Many flats, particluarly basement flats and other tight living spaces suffer from a lack of windows. Windows are important: they open up a room, bring the outdoors inside and let in natural light. If a window-deficient living arrangement makes you feel like you're living in a cave, there's a much cheaper solution than adding an actual window to one of your walls: crafting a DIY faux window that emits light like a real window.
Find a wood-framed window at any hardware shop, or scour flea markets and antique shops for attractive antique windows.
Cut your image to fit the exact dimensions of your window; if the image is too small, take it to a copy shop and have them enlarge it to fit your window's dimensions.
Spray the front of your image with spray adhesive and apply the image to the back of the window, taking care to match up all borders.
Cut your pine into four 10 cm (4 inch) strips, two of which are as tall as your window and the other two cut to match the width of your window.
Construct these four pine lengths into a square using the small nails; the square should perfectly fit the dimensions of the window. Paint the square to match the window.
Find the centre of the top of the inside of the box. Drill a pilot hole for the small hook, then screw in the small hook.

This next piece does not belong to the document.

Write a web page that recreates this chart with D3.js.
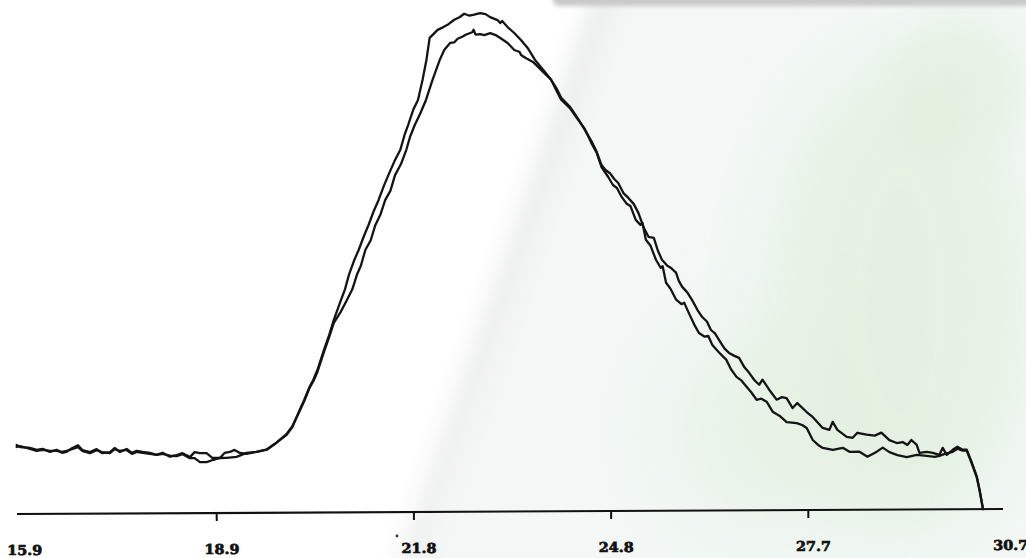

Glue the open box to the back of the window. Thread the extension cord through the hook. Remove the decorative cover to the night light.
Attach the night light to the extension cord. Allow the night light to drop about halfway to the centre of the box; make sure that when the light hangs, it does not touch the paper image.
Measure from top corner to top corner on the inside of the box. Draw a line of this length on the wall where you want to hang your faux window; check with the level to make sure this line is straight and even. Hammer your two picture nails at each end of the line. Hang the box on these nails, resting the top lip of the box on the nails.
Plug in the extension cord to light up your window, illuminating your outdoor scene and completing the process.
If you are having a problem with the night light bulb getting too close to the paper image, install a hook on the wall behind the faux window. Pull the end of the extension cord that is closest to the night light into this hook.
Only use a low-watt bulb for this project to avoid a fire hazard.